Your task is to quote, unchanged, only the lines from the one with "Write a Python" through the one with "2, 0.5, 5, 5]", both ends included.

★ ★ ★ ★ ★

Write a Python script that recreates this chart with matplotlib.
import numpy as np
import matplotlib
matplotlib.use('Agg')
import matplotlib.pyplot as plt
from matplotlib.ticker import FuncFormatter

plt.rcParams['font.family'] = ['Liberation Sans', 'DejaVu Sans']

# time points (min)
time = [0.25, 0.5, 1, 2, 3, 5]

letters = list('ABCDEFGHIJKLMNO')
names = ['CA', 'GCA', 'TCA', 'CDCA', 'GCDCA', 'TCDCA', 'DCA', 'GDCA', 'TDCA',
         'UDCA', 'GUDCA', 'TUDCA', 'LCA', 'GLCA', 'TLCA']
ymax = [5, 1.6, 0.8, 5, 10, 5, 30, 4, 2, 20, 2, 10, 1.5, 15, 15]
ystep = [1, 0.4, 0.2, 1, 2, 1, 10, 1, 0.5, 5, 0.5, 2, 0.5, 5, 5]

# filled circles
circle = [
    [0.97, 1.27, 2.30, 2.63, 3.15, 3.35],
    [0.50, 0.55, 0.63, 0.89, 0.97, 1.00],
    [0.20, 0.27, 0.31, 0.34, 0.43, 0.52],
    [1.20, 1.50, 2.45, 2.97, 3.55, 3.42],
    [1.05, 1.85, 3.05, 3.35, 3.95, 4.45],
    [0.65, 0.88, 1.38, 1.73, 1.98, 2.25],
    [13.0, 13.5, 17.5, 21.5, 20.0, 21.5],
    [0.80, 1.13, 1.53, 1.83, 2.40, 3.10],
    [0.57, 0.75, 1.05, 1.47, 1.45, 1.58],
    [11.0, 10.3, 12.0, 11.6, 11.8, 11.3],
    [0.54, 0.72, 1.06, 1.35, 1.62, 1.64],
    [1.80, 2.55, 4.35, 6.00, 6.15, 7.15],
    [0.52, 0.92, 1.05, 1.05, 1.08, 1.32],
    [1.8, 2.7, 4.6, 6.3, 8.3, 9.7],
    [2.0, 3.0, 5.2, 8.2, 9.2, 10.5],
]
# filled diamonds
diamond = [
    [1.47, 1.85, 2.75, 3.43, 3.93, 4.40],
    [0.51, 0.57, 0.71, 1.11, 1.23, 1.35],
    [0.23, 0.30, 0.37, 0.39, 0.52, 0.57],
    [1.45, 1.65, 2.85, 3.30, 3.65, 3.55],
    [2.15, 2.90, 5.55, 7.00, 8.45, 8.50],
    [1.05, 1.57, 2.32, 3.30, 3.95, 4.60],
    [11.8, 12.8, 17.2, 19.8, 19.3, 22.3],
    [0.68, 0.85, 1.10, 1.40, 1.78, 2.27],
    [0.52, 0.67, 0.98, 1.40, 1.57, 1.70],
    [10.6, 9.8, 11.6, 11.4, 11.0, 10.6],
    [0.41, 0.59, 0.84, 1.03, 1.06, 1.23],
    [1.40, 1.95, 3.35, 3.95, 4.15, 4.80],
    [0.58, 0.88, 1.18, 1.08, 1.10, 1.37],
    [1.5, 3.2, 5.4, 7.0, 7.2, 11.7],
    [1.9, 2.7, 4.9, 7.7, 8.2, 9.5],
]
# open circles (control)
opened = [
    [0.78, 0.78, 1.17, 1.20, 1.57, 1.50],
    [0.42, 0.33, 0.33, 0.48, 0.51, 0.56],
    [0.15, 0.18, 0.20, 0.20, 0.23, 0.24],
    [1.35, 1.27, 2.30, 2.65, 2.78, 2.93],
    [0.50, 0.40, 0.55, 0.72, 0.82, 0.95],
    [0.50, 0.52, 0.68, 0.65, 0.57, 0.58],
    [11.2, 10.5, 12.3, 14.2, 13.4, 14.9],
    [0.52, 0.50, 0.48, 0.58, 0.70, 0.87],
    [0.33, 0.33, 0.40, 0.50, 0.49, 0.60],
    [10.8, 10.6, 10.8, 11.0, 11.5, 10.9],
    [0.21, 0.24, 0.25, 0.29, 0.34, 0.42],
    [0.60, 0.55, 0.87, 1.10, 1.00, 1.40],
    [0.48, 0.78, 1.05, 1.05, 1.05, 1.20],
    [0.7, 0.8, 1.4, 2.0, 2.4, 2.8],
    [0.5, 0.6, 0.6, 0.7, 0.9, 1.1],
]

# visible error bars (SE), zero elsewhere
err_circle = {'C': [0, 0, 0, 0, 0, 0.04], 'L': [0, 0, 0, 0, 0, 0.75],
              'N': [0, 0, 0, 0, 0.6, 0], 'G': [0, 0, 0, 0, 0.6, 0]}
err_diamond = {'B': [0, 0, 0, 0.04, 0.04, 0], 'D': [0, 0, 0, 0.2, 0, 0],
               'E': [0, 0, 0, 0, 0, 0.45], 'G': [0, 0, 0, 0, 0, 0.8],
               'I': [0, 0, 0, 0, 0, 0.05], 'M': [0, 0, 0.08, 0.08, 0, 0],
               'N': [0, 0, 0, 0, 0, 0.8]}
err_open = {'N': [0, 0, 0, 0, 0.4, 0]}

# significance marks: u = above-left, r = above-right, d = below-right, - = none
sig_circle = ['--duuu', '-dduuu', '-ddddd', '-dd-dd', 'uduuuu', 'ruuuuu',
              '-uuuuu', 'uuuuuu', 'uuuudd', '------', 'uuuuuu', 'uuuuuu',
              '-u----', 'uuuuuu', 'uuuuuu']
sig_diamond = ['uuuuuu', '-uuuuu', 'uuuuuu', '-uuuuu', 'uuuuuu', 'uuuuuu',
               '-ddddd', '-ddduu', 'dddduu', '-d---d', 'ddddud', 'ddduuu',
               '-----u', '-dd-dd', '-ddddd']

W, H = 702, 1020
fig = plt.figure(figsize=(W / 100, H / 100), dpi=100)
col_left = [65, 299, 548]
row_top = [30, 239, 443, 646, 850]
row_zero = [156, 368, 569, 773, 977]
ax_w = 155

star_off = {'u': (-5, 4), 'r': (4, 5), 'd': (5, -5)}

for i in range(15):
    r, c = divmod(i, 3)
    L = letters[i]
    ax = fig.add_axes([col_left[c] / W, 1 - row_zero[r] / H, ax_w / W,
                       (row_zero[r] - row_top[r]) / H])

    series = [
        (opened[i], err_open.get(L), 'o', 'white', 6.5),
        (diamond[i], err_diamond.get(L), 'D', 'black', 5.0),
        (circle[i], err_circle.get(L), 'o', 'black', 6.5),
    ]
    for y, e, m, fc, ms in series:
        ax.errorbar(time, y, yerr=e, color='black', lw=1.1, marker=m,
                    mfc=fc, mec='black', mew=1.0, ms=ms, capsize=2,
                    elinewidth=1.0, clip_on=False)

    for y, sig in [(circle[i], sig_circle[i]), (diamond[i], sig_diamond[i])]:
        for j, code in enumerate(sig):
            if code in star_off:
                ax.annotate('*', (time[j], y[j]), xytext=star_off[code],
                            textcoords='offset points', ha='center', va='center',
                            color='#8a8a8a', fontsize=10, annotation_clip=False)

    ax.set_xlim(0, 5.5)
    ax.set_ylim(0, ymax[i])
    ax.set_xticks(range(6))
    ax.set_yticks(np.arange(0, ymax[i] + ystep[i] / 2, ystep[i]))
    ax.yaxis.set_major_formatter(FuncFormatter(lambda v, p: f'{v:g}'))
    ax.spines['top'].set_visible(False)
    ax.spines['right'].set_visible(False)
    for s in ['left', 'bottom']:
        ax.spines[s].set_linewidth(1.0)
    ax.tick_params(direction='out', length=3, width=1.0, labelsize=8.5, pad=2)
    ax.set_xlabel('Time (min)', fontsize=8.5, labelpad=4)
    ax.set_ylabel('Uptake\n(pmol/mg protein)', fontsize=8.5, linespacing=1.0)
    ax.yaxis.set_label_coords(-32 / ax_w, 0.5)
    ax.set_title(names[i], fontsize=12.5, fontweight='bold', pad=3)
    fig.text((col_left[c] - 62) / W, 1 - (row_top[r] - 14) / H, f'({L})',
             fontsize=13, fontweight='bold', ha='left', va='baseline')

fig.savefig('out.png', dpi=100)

★ ★ ★ ★ ★

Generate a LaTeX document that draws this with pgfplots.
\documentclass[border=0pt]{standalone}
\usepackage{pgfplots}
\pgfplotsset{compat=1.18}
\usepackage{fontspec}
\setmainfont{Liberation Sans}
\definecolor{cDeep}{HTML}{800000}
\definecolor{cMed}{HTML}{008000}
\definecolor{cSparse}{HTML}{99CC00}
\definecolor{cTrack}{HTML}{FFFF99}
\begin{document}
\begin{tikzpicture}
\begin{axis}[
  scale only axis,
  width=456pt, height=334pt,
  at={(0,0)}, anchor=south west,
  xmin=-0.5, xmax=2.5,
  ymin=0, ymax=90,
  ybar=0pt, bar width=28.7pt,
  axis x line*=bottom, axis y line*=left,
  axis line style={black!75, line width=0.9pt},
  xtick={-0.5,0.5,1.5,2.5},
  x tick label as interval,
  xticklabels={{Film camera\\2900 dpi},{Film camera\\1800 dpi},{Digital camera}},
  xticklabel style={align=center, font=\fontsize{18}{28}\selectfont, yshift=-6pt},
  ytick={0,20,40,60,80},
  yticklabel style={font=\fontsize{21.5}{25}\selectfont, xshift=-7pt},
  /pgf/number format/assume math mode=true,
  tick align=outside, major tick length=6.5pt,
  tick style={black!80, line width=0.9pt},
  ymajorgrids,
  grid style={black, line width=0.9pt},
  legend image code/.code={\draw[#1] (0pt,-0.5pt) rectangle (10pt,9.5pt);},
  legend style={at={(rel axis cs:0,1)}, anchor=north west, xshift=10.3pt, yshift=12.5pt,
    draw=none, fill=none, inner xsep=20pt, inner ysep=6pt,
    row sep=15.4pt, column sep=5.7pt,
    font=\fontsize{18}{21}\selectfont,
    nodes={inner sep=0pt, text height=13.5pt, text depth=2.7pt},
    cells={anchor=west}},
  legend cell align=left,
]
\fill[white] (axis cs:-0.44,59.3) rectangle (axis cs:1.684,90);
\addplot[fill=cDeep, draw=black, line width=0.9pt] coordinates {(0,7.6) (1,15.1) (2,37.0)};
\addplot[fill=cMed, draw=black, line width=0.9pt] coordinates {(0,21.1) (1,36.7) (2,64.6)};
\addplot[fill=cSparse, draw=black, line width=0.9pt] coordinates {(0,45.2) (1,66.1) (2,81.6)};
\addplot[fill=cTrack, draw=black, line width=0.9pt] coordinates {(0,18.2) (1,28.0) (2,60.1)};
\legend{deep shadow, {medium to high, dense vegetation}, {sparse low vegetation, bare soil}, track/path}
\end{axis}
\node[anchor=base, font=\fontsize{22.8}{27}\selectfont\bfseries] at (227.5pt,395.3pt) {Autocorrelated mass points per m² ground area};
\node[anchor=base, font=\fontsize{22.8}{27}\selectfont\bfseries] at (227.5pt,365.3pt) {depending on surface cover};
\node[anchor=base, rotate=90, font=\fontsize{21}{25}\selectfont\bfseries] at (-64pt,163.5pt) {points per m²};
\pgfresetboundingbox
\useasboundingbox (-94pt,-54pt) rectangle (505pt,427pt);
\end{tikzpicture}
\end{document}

★ ★ ★ ★ ★

* **Full answer**:
Write a Python script that recreates this chart with matplotlib.
import numpy as np
import matplotlib
matplotlib.use('Agg')
import matplotlib.pyplot as plt
from matplotlib.ticker import FuncFormatter

plt.rcParams['font.family'] = ['Liberation Sans', 'DejaVu Sans']

# time points (min)
time = [0.25, 0.5, 1, 2, 3, 5]

letters = list('ABCDEFGHIJKLMNO')
names = ['CA', 'GCA', 'TCA', 'CDCA', 'GCDCA', 'TCDCA', 'DCA', 'GDCA', 'TDCA',
         'UDCA', 'GUDCA', 'TUDCA', 'LCA', 'GLCA', 'TLCA']
ymax = [5, 1.6, 0.8, 5, 10, 5, 30, 4, 2, 20, 2, 10, 1.5, 15, 15]
ystep = [1, 0.4, 0.2, 1, 2, 1, 10, 1, 0.5, 5, 0.5, 2, 0.5, 5, 5]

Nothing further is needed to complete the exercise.